Knotts v. Stearns - 91 U.S. 638 (1875)
U.S. Supreme Court
Knotts v. Stearns, 91 U.S. 638 (1875)
Knotts v. Stearns
91 U.S. 638
1. Where, upon a bill filed for that purpose in the proper court by the guardian of infants, a decree for the sale of the real property whereof their father died seized was obtained with the consent of his widow, no inquiry, so far as her rights are involved can be had touching the validity of the sale if made pursuant to the decree, and approved by the court.
2. Where the interest of the children then in being, or the enjoyment of the dower right of the widow, requires the conversion of such property into a personal fund, a child en ventre sa mere does not, until born, possess any estate therein which can affect the power of the court to pass a decree directing such conversion. Whatever estate devolves upon such child at his birth is an estate in the property in its then condition.

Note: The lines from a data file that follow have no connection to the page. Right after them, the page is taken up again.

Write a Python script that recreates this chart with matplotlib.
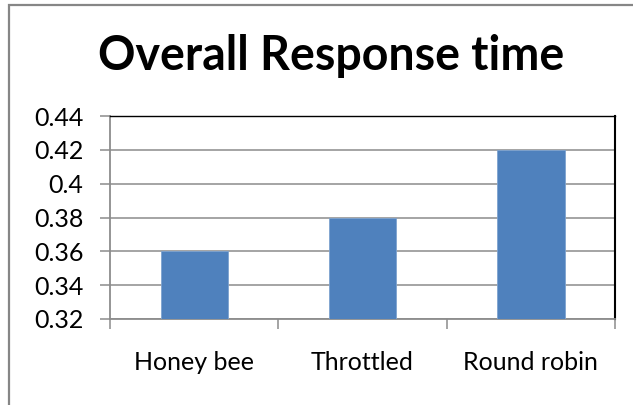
import matplotlib
matplotlib.use("Agg")
import matplotlib.pyplot as plt
from matplotlib.patches import Rectangle

categories = ["Honey bee", "Throttled", "Round robin"]
values = [0.36, 0.38, 0.42]
yticks = [0.32, 0.34, 0.36, 0.38, 0.40, 0.42, 0.44]
ytick_labels = ["0.32", "0.34", "0.36", "0.38", "0.4", "0.42", "0.44"]
title = "Overall Response time"

title_font = "Lato"
label_font = "Lato"

W, H = 633, 405
fig = plt.figure(figsize=(W / 100, H / 100), dpi=100)
fig.patch.set_facecolor("white")

# outer chart border (left and top visible)
fig.add_artist(Rectangle((8.5 / W, -0.2), 1.5, (400.5 / H) + 0.2,
                         transform=fig.transFigure, fill=False,
                         edgecolor="#868686", linewidth=1.6, clip_on=False))

ax = fig.add_axes([110 / W, (H - 319) / H, (615 - 110) / W, (319 - 116) / H])
x = list(range(len(categories)))
ax.bar(x, values, width=0.4, color="#4F81BD", edgecolor="#7EA3CF",
       linewidth=0.6, zorder=3, bottom=0)
ax.set_xlim(-0.5, len(categories) - 0.5)
ax.set_ylim(0.32, 0.44)

ax.set_yticks(yticks)
ax.set_yticklabels(ytick_labels, fontfamily=label_font, fontsize=18)
ax.yaxis.grid(True, color="#8C8C8C", linewidth=1.1, zorder=0)
ax.set_axisbelow(True)

ax.set_xticks(x)
ax.set_xticklabels(categories, fontfamily=label_font, fontsize=18)
ax.set_xticks([i - 0.5 for i in range(len(categories) + 1)], minor=True)
ax.tick_params(axis="x", which="major", length=0, pad=23)
ax.tick_params(axis="x", which="minor", length=7, width=1.1, color="#8C8C8C", direction="out")
ax.tick_params(axis="y", length=7, width=1.1, color="#8C8C8C", direction="out", pad=12)

for s in ["left", "bottom"]:
    ax.spines[s].set_color("#8C8C8C")
    ax.spines[s].set_linewidth(1.3)
ax.spines["top"].set_color("#000000")
ax.spines["top"].set_linewidth(1.0)
ax.spines["right"].set_color("#000000")
ax.spines["right"].set_linewidth(1.5)

fig.text(331 / W, (H - 70) / H, title, ha="center", va="baseline",
         fontfamily=title_font, fontweight="bold", fontsize=33.5)

fig.savefig("out.png", dpi=100)
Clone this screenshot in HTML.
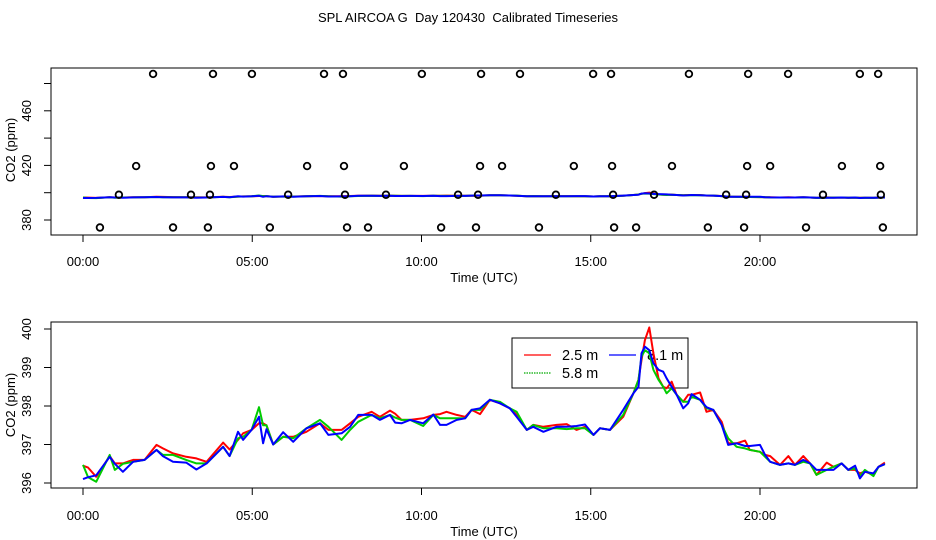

3. Under the laws of Virginia, parties in being possessing an estate of inheritance in property are regarded as so far representing all persons who, being afterwards born, may have interests therein that a decree for the sale thereof binding them will also bind the latter persons.
4. The requirement of the statute of Virginia which, as an additional security against improvident proceedings for the sale of an infant's estate, provides that all those who, were he then dead, would be his heirs or distributees shall be parties was met in the present case by making the mother and her other children parties.
6. The title of a purchaser at a judicial sale is not affected by an order of the court touching the investment of the purchase money.